Я каждый раз наклонялась и подавала ему зажигалку и пачку, но через несколько минут, они опять были на полу.
— Всё у вас Зосимов будет хорошо. Это я вам говорю. Просто поверьте.
— Ясновидящая? — процедил он сквозь зубы.
— Нет. Я просто везучая. И вам повезло, что именно я везу вас на обследование. Я приношу удачу. Правда.
Надо же мне было как-то налаживать контакт с пациентом, с которым буду несколько часов находиться рядом.
А я невезучий. По жизни. Невезучий я!
Я опущу все подробности оформления документов, очередь в регистратуру и бесконечные, идите в тот кабинет, а потом идите в этот".
Мы ждали лифт. Зосимов повернулся ко мне и сказал:
— Сейчас лифт будем ждать минут 15. И приедет битком набитый. Я невезучий. Сама увидишь.
Только он сказал это, как двери лифта дзынькнули и открылись. Лифт был пуст. Зосимов только глянул на меня в зеркале лифта.
— Ну сейчас два часа в очереди будем под кабинетом. Вон сколько людей! Полный коридор.
Минут через десять из кабинета вышла медсестра и громко позвала:
— Зосимов! Есть Зосимов?
Вредный пациент глянул на меня искоса и усмехнулся.
На удивление быстро были пройдены все остальные обследования, и я прикатила Зосимова к самому главному кабинету, к хирургу.
Пациент мой был почти белый, комкал в руках одноразовую маску и тихо бурчал:
— Покурить бы, бля…
Я положила свою руку на его руку, посмотрела ему в глаза и сказала:
— Просто поверьте. У вас всё будет хорошо. В этой больнице и не таких на ноги ставили. Просто поверьте.
Он чуть сжал мои пальцы и кивнул.
Врач долго осматривала Зосимова, изучала его историю, что — то писала. А потом сказала:
— Зосимов, а вы везунчик! Такие операции иногда по несколько месяцев ждут. А вас прооперируют на следующей неделе.
Зосимов, срывающимся голосом спросил:
— Ногу отрежут?
— Зачем отрезать? Она вам ещё пригодится!
Я выкатила коляску с пациентом во двор больницы. Летний зной опалил наши лица, после прохлады больничных коридоров. Зосимов закурил. А потом спросил меня:
— Как тебя зовут?
— Надежда.
Он резко крутанул коляску и повернулся ко мне.
— Как же я сразу не понял, что ты Надежда! Спасибо тебе, сестричка, за надежду…

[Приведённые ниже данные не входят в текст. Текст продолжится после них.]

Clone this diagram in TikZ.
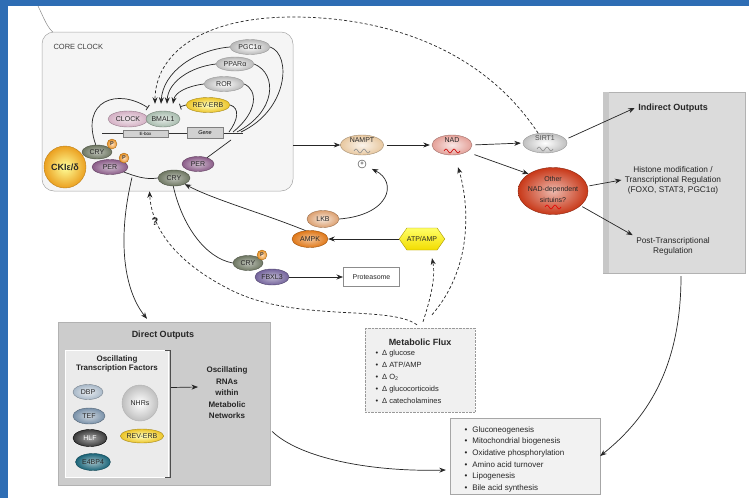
\documentclass[tikz,border=0pt]{standalone}
\usepackage{fontspec}
\setmainfont{Liberation Sans}
\usetikzlibrary{shapes.geometric,shapes.symbols,arrows.meta,calc}
\definecolor{frameblue}{HTML}{2E6DB4}
\definecolor{revy}{HTML}{ECC428}
\definecolor{clk}{HTML}{D4B0C4}
\definecolor{bml}{HTML}{A8BCAE}
\definecolor{cryc}{HTML}{6E7762}
\definecolor{perc}{HTML}{8A5C88}
\definecolor{ckc}{HTML}{EBA020}
\definecolor{pcol}{HTML}{E89020}
\definecolor{namc}{HTML}{E8C8A0}
\definecolor{nadc}{HTML}{E4A098}
\definecolor{othc}{HTML}{C83818}
\definecolor{lkbc}{HTML}{DCA070}
\definecolor{ampc}{HTML}{E07818}
\definecolor{atpc}{HTML}{F2DC00}
\definecolor{fbxc}{HTML}{74649C}
\definecolor{dbpc}{HTML}{A8B8C8}
\definecolor{tefc}{HTML}{7890A8}
\definecolor{hlfc}{HTML}{3A3A3A}
\definecolor{e4c}{HTML}{1A6478}
\begin{document}
\begin{tikzpicture}[x=1pt,y=-1pt,
  ov/.style={ellipse, inner sep=0pt, line width=0.4pt, font=\fontsize{7}{7.5}\selectfont, text=black!85},
  gry/.style={inner color=white, outer color=black!28, draw=black!40},
  arr/.style={line width=0.7pt, draw=black!85, -{Stealth[length=6.5pt,width=5pt]}},
  darr/.style={arr, dash pattern=on 3pt off 2.2pt},
  plainln/.style={line width=0.7pt, draw=black!85},
  tee/.style={line width=0.7pt, draw=black!85, -{Bar[width=6pt,line width=0.8pt]}},
  pcirc/.style={circle, inner sep=0pt, minimum size=10, inner color=orange!25, outer color=pcol, draw=pcol!70!black, line width=0.3pt, font=\fontsize{5.5}{6}\selectfont\bfseries, text=black!75},
  boxtitle/.style={font=\fontsize{9}{10}\selectfont\bfseries, text=black!85},
  boxtext/.style={font=\fontsize{8.3}{10}\selectfont, text=black!85, align=center},
  wavesym/.pic={\draw[line width=0.6pt] (-8,0) sin ++(2,-2) cos ++(2,2) sin ++(2,2) cos ++(2,-2) sin ++(2,-2) cos ++(2,2) sin ++(2,2) cos ++(2,-2);}
]
\useasboundingbox (0,0) rectangle (749,498);
\fill[white] (0,0) rectangle (749,498);
\fill[frameblue] (0,0) rectangle (749,6);
\fill[frameblue] (0,0) rectangle (8,498);
\draw[black!45, line width=0.5pt] (38,6) .. controls (44,18) and (47,28) .. (55,34);

% ---------- boxes
\node[draw=black!35, fill=black!4, rounded corners=12pt, minimum width=251, minimum height=159, line width=0.5pt] (core) at (167.5,111.5) {};
\node[anchor=west, font=\fontsize{7.5}{8}\selectfont, text=black!75] (cctitle) at (50,47) {CORE CLOCK};

\node[fill=black!14, draw=black!30, minimum width=142, minimum height=181] (ind) at (674,182.5) {};
\fill[black!22] (ind.north west) rectangle ($(ind.south west)+(6,0)$);
\node[boxtitle] (indt) at (673,108) {Indirect Outputs};
\node[boxtext] (hist) at (673,180) {Histone modification /\\Transcriptional Regulation\\(FOXO, STAT3, PGC1α)};
\node[boxtext] (post) at (673,246) {Post-Transcriptional\\Regulation};

\node[fill=black!20, draw=black!30, minimum width=212, minimum height=163] (dout) at (164,403.5) {};
\node[boxtitle] (dtitle) at (163,335) {Direct Outputs};
\node[fill=black!8, draw=white, minimum width=103, minimum height=127] (inner) at (116.5,413.5) {};
\draw[black!70, line width=0.6pt] (165,350) -- (170,350) -- (170,477) -- (165,477);
\node[font=\fontsize{8}{9.5}\selectfont\bfseries, text=black!85, align=center] (otf) at (117,364) {Oscillating\\Transcription Factors};
\node[font=\fontsize{8}{11.5}\selectfont\bfseries, text=black!85, align=center] (rna) at (227,393) {Oscillating\\RNAs\\within\\Metabolic\\Networks};

\node[fill=black!6, draw=black!40, densely dotted, minimum width=110, minimum height=84] (flux) at (420,370) {};
\node[boxtitle] (fluxt) at (420,342) {Metabolic Flux};
\node[anchor=north west, font=\fontsize{7.5}{11.8}\selectfont, text=black!85, align=left] (fluxl) at (372,347) {•\hspace{4pt}Δ glucose\\•\hspace{4pt}Δ ATP/AMP\\•\hspace{4pt}Δ O\textsubscript{2}\\•\hspace{4pt}Δ glucocorticoids\\•\hspace{4pt}Δ catecholamines};

\node[fill=black!5, draw=black!35, minimum width=150, minimum height=76] (bot) at (525,456) {};
\node[anchor=north west, font=\fontsize{8}{11.6}\selectfont, text=black!85, align=left] (botl) at (461,423) {•\hspace{5pt}Gluconeogenesis\\•\hspace{5pt}Mitochondrial biogenesis\\•\hspace{5pt}Oxidative phosphorylation\\•\hspace{5pt}Amino acid turnover\\•\hspace{5pt}Lipogenesis\\•\hspace{5pt}Bile acid synthesis};

% ---------- core clock nodes
\node[ov, gry, minimum width=40, minimum height=15] (pgc) at (250,47) {PGC1α};
\node[ov, gry, minimum width=38, minimum height=14] (ppar) at (235,64) {PPARα};
\node[ov, gry, minimum width=40, minimum height=15] (ror) at (224,84) {ROR};
\node[ov, inner color=yellow!25, outer color=revy, draw=revy!70!black, minimum width=44, minimum height=15] (rev) at (208,105) {REV-ERB};
\node[ov, inner color=clk!30, outer color=clk, draw=clk!70!black, minimum width=40, minimum height=16] (clock) at (128,119) {CLOCK};
\node[ov, inner color=bml!30, outer color=bml, draw=bml!70!black, minimum width=34, minimum height=16] (bmal) at (163,119) {BMAL1};
\coordinate (dnaL) at (102,133);
\coordinate (dnaR) at (243,133);
\draw[line width=0.7pt, black!80] (dnaL) -- (dnaR);
\node[draw=black!50, fill=black!18, minimum width=45, minimum height=7, inner sep=0pt, font=\fontsize{4.5}{5}\selectfont] (ebox) at (145.5,133.5) {E-box};
\node[draw=black!50, fill=black!18, minimum width=36, minimum height=11, inner sep=0pt, font=\fontsize{5.5}{6}\selectfont\itshape] (gene) at (205,132.5) {Gene};

\node[circle, inner sep=0pt, minimum size=42, inner color=yellow!40, outer color=ckc, draw=ckc!80!black, line width=0.4pt, font=\fontsize{9}{10}\selectfont\bfseries, text=black!85] (cki) at (65,167) {CKIε/δ};
\node[ov, inner color=cryc!45, outer color=cryc, draw=cryc!70!black, minimum width=30, minimum height=14] (cry1) at (97,152) {CRY};
\node[ov, inner color=perc!40, outer color=perc, draw=perc!70!black, minimum width=36, minimum height=15] (per1) at (110,167) {PER};
\node[pcirc] (p1) at (112,144) {P};
\node[pcirc] (p2) at (124,158) {P};
\node[ov, inner color=perc!40, outer color=perc, draw=perc!70!black, minimum width=32, minimum height=15] (per2) at (198,164) {PER};
\node[ov, inner color=cryc!45, outer color=cryc, draw=cryc!70!black, minimum width=32, minimum height=16] (cry2) at (174,178) {CRY};

% core clock connectors
\coordinate (g1) at (241,132);
\coordinate (g2) at (237,132);
\coordinate (g3) at (233,132);
\coordinate (g4) at (229,132);
\draw[plainln] (g1) .. controls (288,110) and (292,55) .. (pgc.east);
\draw[plainln] (g2) .. controls (276,112) and (278,74) .. (ppar.east);
\draw[plainln] (g3) .. controls (258,112) and (258,90) .. (ror.east);
\draw[plainln] (g4) .. controls (238,120) and (240,108) .. (rev.east);
\draw[arr] (pgc.west) .. controls (195,50) and (163,72) .. ($(bmal.north)+(-2,-7)$);
\draw[arr] (ppar.west) .. controls (190,67) and (168,82) .. ($(bmal.north)+(4,-7)$);
\draw[arr] (ror.west) .. controls (188,86) and (175,92) .. ($(bmal.north)+(10,-7)$);
\draw[tee] (rev.west) -- ($(bmal.north)+(17,-4)$);
\draw[tee] (cry1.100) .. controls (80,100) and (118,88) .. ($(bmal.north)+(-15,-3)$);
\coordinate (gout) at (231,140);
\draw[plainln] (gout) -- (per2.35);
\draw[plainln] (per1.-20) .. controls (135,176) and (145,180) .. (cry2.west);
\coordinate (pcj) at (132,177.5);

% ---------- middle nodes
\node[ov, inner color=namc!20, outer color=namc, draw=namc!70!black, minimum width=43, minimum height=20] (nampt) at (362,145) {};
\node[font=\fontsize{7}{7.5}\selectfont, text=black!85] (namptl) at (362,140.5) {NAMPT};
\pic[color=black!45] at (362,151) {wavesym};
\node[circle, draw=black!80, inner sep=0pt, minimum size=8, font=\fontsize{6}{6}\selectfont] (plus) at (362,164) {+};
\node[ov, inner color=nadc!25, outer color=nadc, draw=nadc!70!black, minimum width=40, minimum height=20] (nad) at (452,145) {};
\node[font=\fontsize{7}{7.5}\selectfont, text=black!85] (nadl) at (452,140.5) {NAD};
\pic[color=red!80!black] at (452,151) {wavesym};
\node[ov, inner color=white, outer color=black!25, draw=black!40, minimum width=44, minimum height=20] (sirt) at (545,143) {};
\node[font=\fontsize{7}{7.5}\selectfont, text=black!70] (sirtl) at (545,138.5) {SIRT1};
\pic[color=black!45] at (545,149) {wavesym};
\node[ov, inner color=othc!35, outer color=othc, draw=othc!70!black, minimum width=70, minimum height=47] (oth) at (553,191) {};
\node[font=\fontsize{7}{10.5}\selectfont, text=black!85, align=center] (othl) at (553,189) {Other\\NAD-dependent\\sirtuins?};
\pic[color=red!90!black] at (553,207) {wavesym};

\node[ov, inner color=lkbc!25, outer color=lkbc, draw=lkbc!70!black, minimum width=32, minimum height=17] (lkb) at (323,219) {LKB};
\node[ov, inner color=ampc!45, outer color=ampc, draw=ampc!70!black, minimum width=36, minimum height=17] (ampk) at (310,239) {AMPK};
\node[signal, signal to=west and east, signal pointer angle=110, inner sep=0pt, minimum width=40, minimum height=22, top color=yellow!60, bottom color=atpc, draw=atpc!70!black, line width=0.4pt, font=\fontsize{7}{7.5}\selectfont, text=black!85] (atp) at (422,239) {ATP/AMP};
\node[ov, inner color=cryc!45, outer color=cryc, draw=cryc!70!black, minimum width=30, minimum height=15] (cry3) at (248,263) {CRY};
\node[pcirc] (p3) at (262,255) {P};
\node[ov, inner color=fbxc!45, outer color=fbxc, draw=fbxc!70!black, minimum width=34, minimum height=16] (fbx) at (272,277) {FBXL3};
\node[draw=black!45, fill=white, line width=1pt, minimum width=56, minimum height=19, font=\fontsize{7}{8}\selectfont, text=black!85] (prot) at (371.5,277) {Proteasome};
\node[font=\fontsize{11}{12}\selectfont\bfseries, text=black!85] (qm) at (155,222) {?};

% ---------- direct outputs ovals
\node[ov, inner color=dbpc!25, outer color=dbpc, draw=dbpc!70!black, minimum width=30, minimum height=15] (dbp) at (88,392) {DBP};
\node[ov, inner color=tefc!35, outer color=tefc, draw=tefc!70!black, minimum width=32, minimum height=16] (tef) at (89,416) {TEF};
\node[ov, inner color=hlfc!45, outer color=hlfc, draw=black, minimum width=34, minimum height=17, text=white] (hlf) at (90,438) {HLF};
\node[ov, inner color=e4c!40, outer color=e4c, draw=e4c!70!black, minimum width=35, minimum height=17] (e4) at (93,462) {E4BP4};
\node[circle, inner sep=0pt, minimum size=36, inner color=white, outer color=black!25, draw=black!30, font=\fontsize{7}{7.5}\selectfont, text=black!85] (nhr) at (140,403) {NHRs};
\node[ov, inner color=yellow!25, outer color=revy, draw=revy!70!black, minimum width=40, minimum height=14] (rev2) at (142,436) {REV-ERB};

% ---------- connectors
\draw[arr] (core.east |- nampt.west) -- (nampt.west);
\draw[arr, shorten <=3pt, shorten >=2pt] (nampt.east) -- (nad.west);
\draw[arr, shorten <=3pt, shorten >=2pt] (nad.east) -- (sirt.west);
\draw[arr, shorten <=8pt] (nad.-25) -- (oth.145);
\draw[arr, shorten <=3pt] (sirt.10) -- (indt.west);
\draw[arr, shorten <=2pt] (oth.8) -- (hist.west);
\draw[arr, shorten <=2pt] (oth.-28) -- (post.165);
\draw[arr] ($(ind.south)+(7,3)$) .. controls (681,370) and (645,420) .. (bot.east);
\draw[arr] ($(dout.east)+(2,28)$) .. controls (300,458) and (370,472) .. ($(bot.west)+(-4,14)$);
\draw[arr] ($(inner.east)+(3,-26)$) -- ($(rna.west)+(-5,-6)$);
\draw[arr] (pcj) .. controls (117,240) and (124,290) .. ($(dout.north)+(-17,-3)$);
\draw[darr] (sirt.125) .. controls (480,45) and (380,17) .. (293,17) .. controls (200,17) and (155,55) .. ($(bmal.north)+(-8,-7)$);
\draw[arr, shorten >=11pt] (lkb.east) .. controls (390,215) and (398,182) .. (plus.center);
\draw[arr] (ampk.118) .. controls (262,213) and (215,200) .. (cry2.-30);
\draw[plainln] (cry2.-95) .. controls (182,225) and (205,258) .. (cry3.west);
\draw[arr] (fbx.east) -- (prot.west);
\draw[arr] (atp.west) -- (ampk.east);
\draw[darr] ($(flux.north)+(-3,-3)$) .. controls (390,305) and (300,322) .. (235,292) .. controls (185,268) and (152,235) .. ($(core.south)+(-18,0)$);
\draw[darr] ($(flux.north)+(3,-6)$) .. controls (430,300) and (436,278) .. ($(atp.south)+(10,8)$);
\draw[darr] ($(flux.north)+(12,-13)$) .. controls (475,265) and (468,200) .. ($(nad.south)+(6,12)$);
\end{tikzpicture}
\end{document}
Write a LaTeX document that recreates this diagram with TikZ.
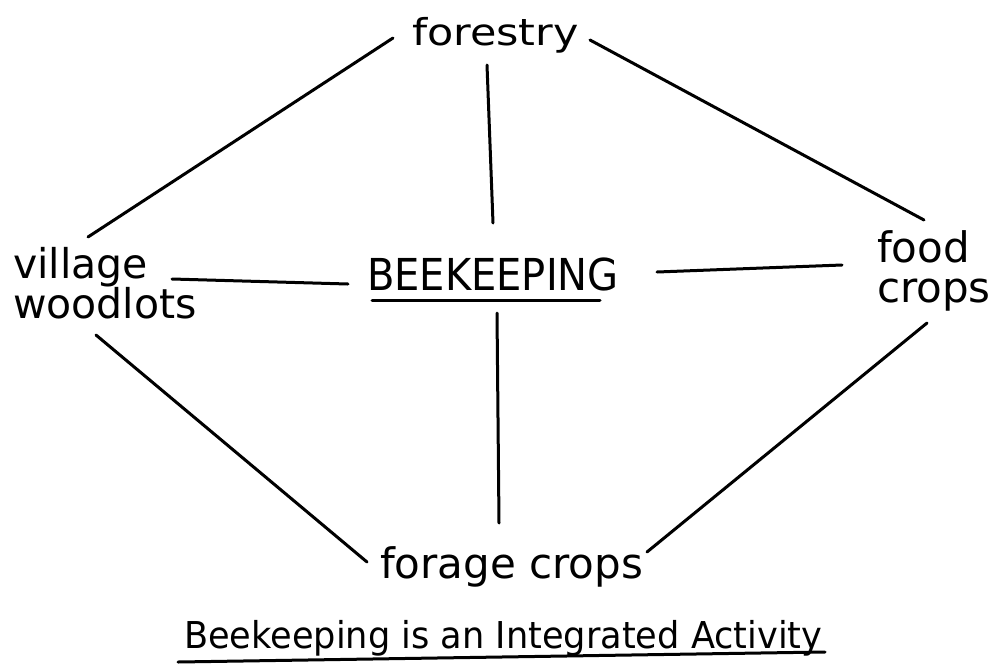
\documentclass[tikz,border=0pt]{standalone}
\usepackage{graphicx}
\usepackage{fontspec}
\setmainfont{DejaVu Sans}
\begin{document}
\begin{tikzpicture}[x=1pt,y=-1pt,
  lbl/.style={inner sep=0pt, outer sep=0pt, align=left, text=black},
  conn/.style={draw=black, line width=3pt, line cap=round}]
\useasboundingbox (0,0) rectangle (1002,665);
\node[lbl, anchor=base west, font=\fontsize{37}{40}\selectfont] (forestry) at (412,45) {\scalebox{1.16}[1]{forestry}};
\node[lbl, anchor=north west, font=\fontsize{41}{40}\selectfont] (village) at (13,247) {village\\woodlots};
\node[lbl, anchor=base west, font=\fontsize{44}{46}\selectfont] (bee) at (367,290) {\scalebox{0.91}[1]{BEEKEEPING}};
\node[lbl, anchor=north west, font=\fontsize{42}{40}\selectfont] (food) at (877,231) {food\\crops};
\node[lbl, anchor=base west, font=\fontsize{42}{44}\selectfont] (forage) at (380,578) {forage crops};
\node[lbl, anchor=base west, font=\fontsize{37}{40}\selectfont] (caption) at (184,648) {\scalebox{0.95}[1]{Beekeeping is an Integrated Activity}};
% underlines
\draw[conn] ([shift={(5,10)}]bee.base west) -- ([shift={(233,10)}]bee.base west);
\draw[conn] ([shift={(-6,14)}]caption.base west) -- ([shift={(641,4)}]caption.base west);
% connectors
\draw[conn] ([shift={(-19,-7)}]forestry.base west) -- ([shift={(75,-10)}]village.north west);
\draw[conn] ([shift={(178,-5)}]forestry.base west) -- ([shift={(47,-11)}]food.north west);
\draw[conn] ([shift={(75,20)}]forestry.base west) -- ([shift={(126,-67)}]bee.base west);
\draw[conn] ([shift={(159,32)}]village.north west) -- ([shift={(-19,-6)}]bee.base west);
\draw[conn] ([shift={(290,-18)}]bee.base west) -- ([shift={(-35,34)}]food.north west);
\draw[conn] ([shift={(130,23)}]bee.base west) -- ([shift={(119,-55)}]forage.base west);
\draw[conn] ([shift={(83,88)}]village.north west) -- ([shift={(-13,-16)}]forage.base west);
\draw[conn] ([shift={(267,-26)}]forage.base west) -- ([shift={(50,92)}]food.north west);
\end{tikzpicture}
\end{document}
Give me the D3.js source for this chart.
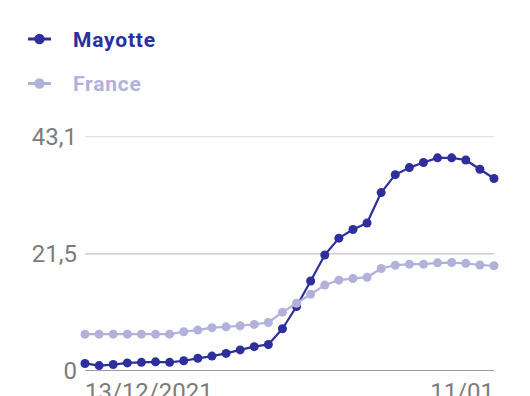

И он прижал мои руки к своему лицу и глухо заплакал.
Мужские слёзы это душераздирающая боль для меня… Ком душил моё горло… Но я сдержалась, и не заплакала, только губы мои дрожали под марлевой медицинской маской…
Зосимов вернулся в отделение другим человеком, шутил с докторами, смеялся во время разговора по телефону, съел весь обед. А после, уснул богатырским сном. Впервые за всё это время.
— Что ты там с ним сделала, а? Признавайся! Вон он какой весёлый и розовощёкий приехал!